--- Begin ---

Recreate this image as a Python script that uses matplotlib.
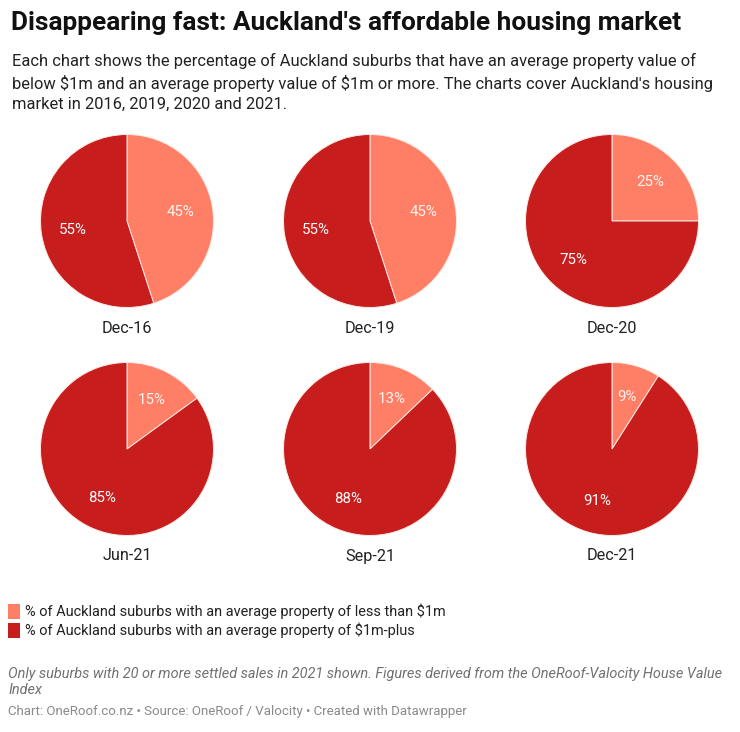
import matplotlib
matplotlib.use("Agg")
import matplotlib.pyplot as plt

W, H = 740, 732
DPI = 100

periods = ["Dec-16", "Dec-19", "Dec-20", "Jun-21", "Sep-21", "Dec-21"]
below_1m = [45, 45, 25, 15, 13, 9]
above_1m = [55, 55, 75, 85, 88, 91]
series_labels = [
    "% of Auckland suburbs with an average property of less than \\$1m",
    "% of Auckland suburbs with an average property of \\$1m-plus",
]
colors = ["#FF7F66", "#C71E1D"]

title = "Disappearing fast: Auckland's affordable housing market"
subtitle = ("Each chart shows the percentage of Auckland suburbs that have an average property value of\n"
            "below \\$1m and an average property value of \\$1m or more. The charts cover Auckland's housing\n"
            "market in 2016, 2019, 2020 and 2021.")
note = ("Only suburbs with 20 or more settled sales in 2021 shown. Figures derived from the OneRoof-Valocity House Value\n"
        "Index")
credit = "Chart: OneRoof.co.nz \u2022 Source: OneRoof / Valocity \u2022 Created with Datawrapper"

plt.rcParams['font.family'] = ['Roboto', 'DejaVu Sans']

fig = plt.figure(figsize=(W / DPI, H / DPI), dpi=DPI)
fig.patch.set_facecolor("white")


def fx(px):
    return px / W


def fy(py):
    return 1 - py / H


fig.text(fx(11), fy(23), title, fontsize=18.9, fontweight="bold", color="#111111",
         va="center", ha="left")
fig.text(fx(12), fy(53), subtitle, fontsize=11.9, color="#222222", va="top", ha="left",
         linespacing=1.42)

col_x = [127, 370, 612]
row_y = [221, 449]
R = 86.5

for i, name in enumerate(periods):
    cx = col_x[i % 3]
    cy = row_y[i // 3]
    ax = fig.add_axes([fx(cx - R), fy(cy + R), 2 * R / W, 2 * R / H])
    vals = [below_1m[i], above_1m[i]]
    wedges, texts, autotexts = ax.pie(
        vals, colors=colors, startangle=90, counterclock=False,
        autopct=lambda p: f"{p:.0f}%", pctdistance=0.63, radius=1.0,
        wedgeprops=dict(edgecolor="#ffe9e4", linewidth=0.7),
        textprops=dict(color="white", fontsize=10.8))
    for t, v in zip(autotexts, vals):
        t.set_text(f"{v}%")
    autotexts[0].set_color("#fff3ef")
    ax.set_xlim(-1.0, 1.0)
    ax.set_ylim(-1.0, 1.0)
    ax.set_aspect("equal")
    ax.axis("off")
    fig.text(fx(cx), fy(cy + 107), name, fontsize=11.7, color="#222222",
             ha="center", va="center")

# legend
for j, (lab, c) in enumerate(zip(series_labels, colors)):
    yc = 611 + j * 19.5
    fig.patches.append(plt.Rectangle((fx(8), fy(yc + 7.5)), 12 / W, 15 / H,
                                     transform=fig.transFigure, facecolor=c,
                                     edgecolor="none"))
    fig.text(fx(25), fy(yc), lab, fontsize=10.45, color="#222222", va="center", ha="left")

fig.text(fx(8), fy(667), note, fontsize=10.45, style="italic", color="#707070",
         va="top", ha="left", linespacing=1.2)
fig.text(fx(8), fy(712), credit, fontsize=9.5, color="#8a8a8a", va="center", ha="left")

fig.savefig("out.png", dpi=DPI, facecolor="white")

--- End ---

GOAL OF THE EXERCISE
Output the lines above in full and exactly as given, omitting any pictures.

REPLY TO THE TASK
Recreate this image as a Python script that uses matplotlib.
import matplotlib
matplotlib.use("Agg")
import matplotlib.pyplot as plt

W, H = 740, 732
DPI = 100

periods = ["Dec-16", "Dec-19", "Dec-20", "Jun-21", "Sep-21", "Dec-21"]
below_1m = [45, 45, 25, 15, 13, 9]
above_1m = [55, 55, 75, 85, 88, 91]
series_labels = [
    "% of Auckland suburbs with an average property of less than \\$1m",
    "% of Auckland suburbs with an average property of \\$1m-plus",
]
colors = ["#FF7F66", "#C71E1D"]

title = "Disappearing fast: Auckland's affordable housing market"
subtitle = ("Each chart shows the percentage of Auckland suburbs that have an average property value of\n"
            "below \\$1m and an average property value of \\$1m or more. The charts cover Auckland's housing\n"
            "market in 2016, 2019, 2020 and 2021.")
note = ("Only suburbs with 20 or more settled sales in 2021 shown. Figures derived from the OneRoof-Valocity House Value\n"
        "Index")
credit = "Chart: OneRoof.co.nz \u2022 Source: OneRoof / Valocity \u2022 Created with Datawrapper"

plt.rcParams['font.family'] = ['Roboto', 'DejaVu Sans']

fig = plt.figure(figsize=(W / DPI, H / DPI), dpi=DPI)
fig.patch.set_facecolor("white")


def fx(px):
    return px / W


def fy(py):
    return 1 - py / H


fig.text(fx(11), fy(23), title, fontsize=18.9, fontweight="bold", color="#111111",
         va="center", ha="left")
fig.text(fx(12), fy(53), subtitle, fontsize=11.9, color="#222222", va="top", ha="left",
         linespacing=1.42)

col_x = [127, 370, 612]
row_y = [221, 449]
R = 86.5

for i, name in enumerate(periods):
    cx = col_x[i % 3]
    cy = row_y[i // 3]
    ax = fig.add_axes([fx(cx - R), fy(cy + R), 2 * R / W, 2 * R / H])
    vals = [below_1m[i], above_1m[i]]
    wedges, texts, autotexts = ax.pie(
        vals, colors=colors, startangle=90, counterclock=False,
        autopct=lambda p: f"{p:.0f}%", pctdistance=0.63, radius=1.0,
        wedgeprops=dict(edgecolor="#ffe9e4", linewidth=0.7),
        textprops=dict(color="white", fontsize=10.8))
    for t, v in zip(autotexts, vals):
        t.set_text(f"{v}%")
    autotexts[0].set_color("#fff3ef")
    ax.set_xlim(-1.0, 1.0)
    ax.set_ylim(-1.0, 1.0)
    ax.set_aspect("equal")
    ax.axis("off")
    fig.text(fx(cx), fy(cy + 107), name, fontsize=11.7, color="#222222",
             ha="center", va="center")

# legend
for j, (lab, c) in enumerate(zip(series_labels, colors)):
    yc = 611 + j * 19.5
    fig.patches.append(plt.Rectangle((fx(8), fy(yc + 7.5)), 12 / W, 15 / H,
                                     transform=fig.transFigure, facecolor=c,
                                     edgecolor="none"))
    fig.text(fx(25), fy(yc), lab, fontsize=10.45, color="#222222", va="center", ha="left")

fig.text(fx(8), fy(667), note, fontsize=10.45, style="italic", color="#707070",
         va="top", ha="left", linespacing=1.2)
fig.text(fx(8), fy(712), credit, fontsize=9.5, color="#8a8a8a", va="center", ha="left")

fig.savefig("out.png", dpi=DPI, facecolor="white")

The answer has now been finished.